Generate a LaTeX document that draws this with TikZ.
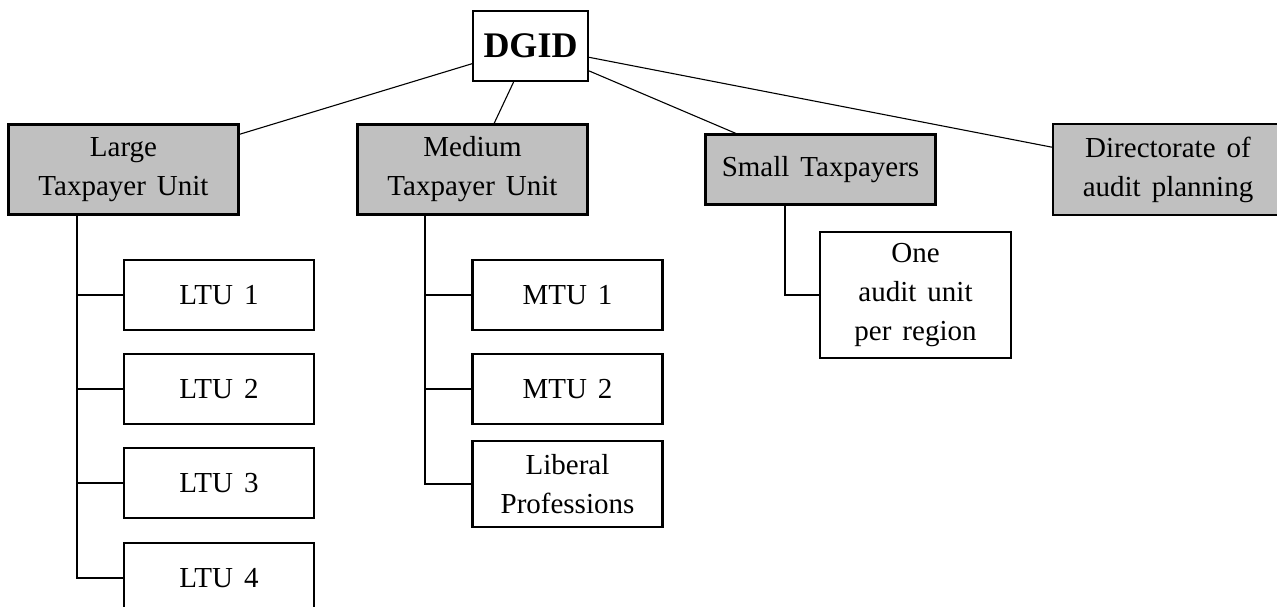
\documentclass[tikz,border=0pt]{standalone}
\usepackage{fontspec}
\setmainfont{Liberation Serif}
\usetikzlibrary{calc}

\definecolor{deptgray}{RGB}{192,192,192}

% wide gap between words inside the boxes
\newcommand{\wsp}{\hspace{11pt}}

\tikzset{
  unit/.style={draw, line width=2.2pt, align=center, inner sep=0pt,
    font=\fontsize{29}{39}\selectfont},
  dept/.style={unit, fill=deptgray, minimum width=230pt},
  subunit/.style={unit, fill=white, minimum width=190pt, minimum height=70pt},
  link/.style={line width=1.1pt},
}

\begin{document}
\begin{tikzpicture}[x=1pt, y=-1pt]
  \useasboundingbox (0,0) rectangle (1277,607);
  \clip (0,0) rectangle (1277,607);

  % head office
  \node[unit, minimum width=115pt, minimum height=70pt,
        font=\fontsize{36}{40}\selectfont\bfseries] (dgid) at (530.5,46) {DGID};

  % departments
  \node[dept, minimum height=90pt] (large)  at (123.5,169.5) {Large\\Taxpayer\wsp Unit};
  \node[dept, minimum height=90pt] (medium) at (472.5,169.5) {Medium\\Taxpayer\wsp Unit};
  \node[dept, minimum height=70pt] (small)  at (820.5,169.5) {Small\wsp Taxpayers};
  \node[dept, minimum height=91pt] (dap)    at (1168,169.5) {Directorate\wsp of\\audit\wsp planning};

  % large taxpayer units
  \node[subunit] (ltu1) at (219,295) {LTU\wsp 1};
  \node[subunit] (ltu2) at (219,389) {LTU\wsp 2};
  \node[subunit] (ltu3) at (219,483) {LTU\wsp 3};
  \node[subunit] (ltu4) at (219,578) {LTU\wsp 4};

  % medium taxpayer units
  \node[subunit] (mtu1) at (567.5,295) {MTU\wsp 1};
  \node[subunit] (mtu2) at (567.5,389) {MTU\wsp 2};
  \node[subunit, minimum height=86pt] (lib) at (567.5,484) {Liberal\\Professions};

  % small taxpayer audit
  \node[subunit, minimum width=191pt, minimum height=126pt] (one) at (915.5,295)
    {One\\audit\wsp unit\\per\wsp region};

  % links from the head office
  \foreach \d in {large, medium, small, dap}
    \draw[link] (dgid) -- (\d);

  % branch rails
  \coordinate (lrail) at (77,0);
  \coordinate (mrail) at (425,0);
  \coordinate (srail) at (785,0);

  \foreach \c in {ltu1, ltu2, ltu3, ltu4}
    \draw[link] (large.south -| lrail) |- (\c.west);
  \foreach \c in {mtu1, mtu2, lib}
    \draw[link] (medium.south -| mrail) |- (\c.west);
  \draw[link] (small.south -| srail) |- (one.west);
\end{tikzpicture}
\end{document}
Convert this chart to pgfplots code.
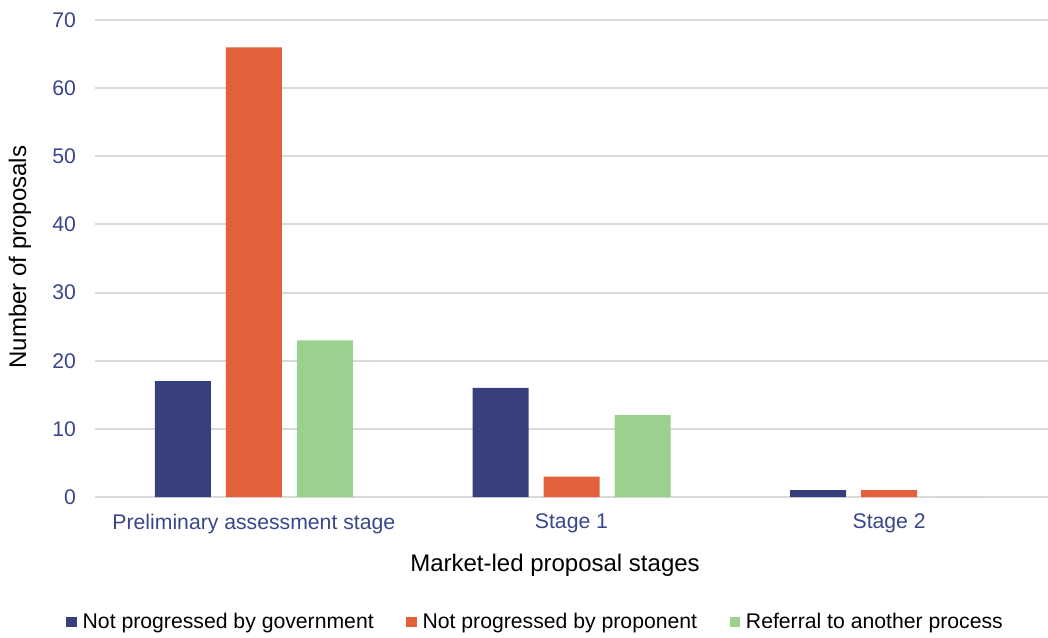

______________________________

> [Directions for this task]: Print the whole listing above once more, word for word, without its pictures.

> [Answer to this task]:
Generate a LaTeX document that draws this with TikZ.
\documentclass[tikz,border=0pt]{standalone}
\usepackage{fontspec}
\setmainfont{Liberation Serif}
\usetikzlibrary{calc}

\definecolor{deptgray}{RGB}{192,192,192}

% wide gap between words inside the boxes
\newcommand{\wsp}{\hspace{11pt}}

\tikzset{
  unit/.style={draw, line width=2.2pt, align=center, inner sep=0pt,
    font=\fontsize{29}{39}\selectfont},
  dept/.style={unit, fill=deptgray, minimum width=230pt},
  subunit/.style={unit, fill=white, minimum width=190pt, minimum height=70pt},
  link/.style={line width=1.1pt},
}

\begin{document}
\begin{tikzpicture}[x=1pt, y=-1pt]
  \useasboundingbox (0,0) rectangle (1277,607);
  \clip (0,0) rectangle (1277,607);

  % head office
  \node[unit, minimum width=115pt, minimum height=70pt,
        font=\fontsize{36}{40}\selectfont\bfseries] (dgid) at (530.5,46) {DGID};

  % departments
  \node[dept, minimum height=90pt] (large)  at (123.5,169.5) {Large\\Taxpayer\wsp Unit};
  \node[dept, minimum height=90pt] (medium) at (472.5,169.5) {Medium\\Taxpayer\wsp Unit};
  \node[dept, minimum height=70pt] (small)  at (820.5,169.5) {Small\wsp Taxpayers};
  \node[dept, minimum height=91pt] (dap)    at (1168,169.5) {Directorate\wsp of\\audit\wsp planning};

  % large taxpayer units
  \node[subunit] (ltu1) at (219,295) {LTU\wsp 1};
  \node[subunit] (ltu2) at (219,389) {LTU\wsp 2};
  \node[subunit] (ltu3) at (219,483) {LTU\wsp 3};
  \node[subunit] (ltu4) at (219,578) {LTU\wsp 4};

  % medium taxpayer units
  \node[subunit] (mtu1) at (567.5,295) {MTU\wsp 1};
  \node[subunit] (mtu2) at (567.5,389) {MTU\wsp 2};
  \node[subunit, minimum height=86pt] (lib) at (567.5,484) {Liberal\\Professions};

  % small taxpayer audit
  \node[subunit, minimum width=191pt, minimum height=126pt] (one) at (915.5,295)
    {One\\audit\wsp unit\\per\wsp region};

  % links from the head office
  \foreach \d in {large, medium, small, dap}
    \draw[link] (dgid) -- (\d);

  % branch rails
  \coordinate (lrail) at (77,0);
  \coordinate (mrail) at (425,0);
  \coordinate (srail) at (785,0);

  \foreach \c in {ltu1, ltu2, ltu3, ltu4}
    \draw[link] (large.south -| lrail) |- (\c.west);
  \foreach \c in {mtu1, mtu2, lib}
    \draw[link] (medium.south -| mrail) |- (\c.west);
  \draw[link] (small.south -| srail) |- (one.west);
\end{tikzpicture}
\end{document}
Convert this chart to pgfplots code.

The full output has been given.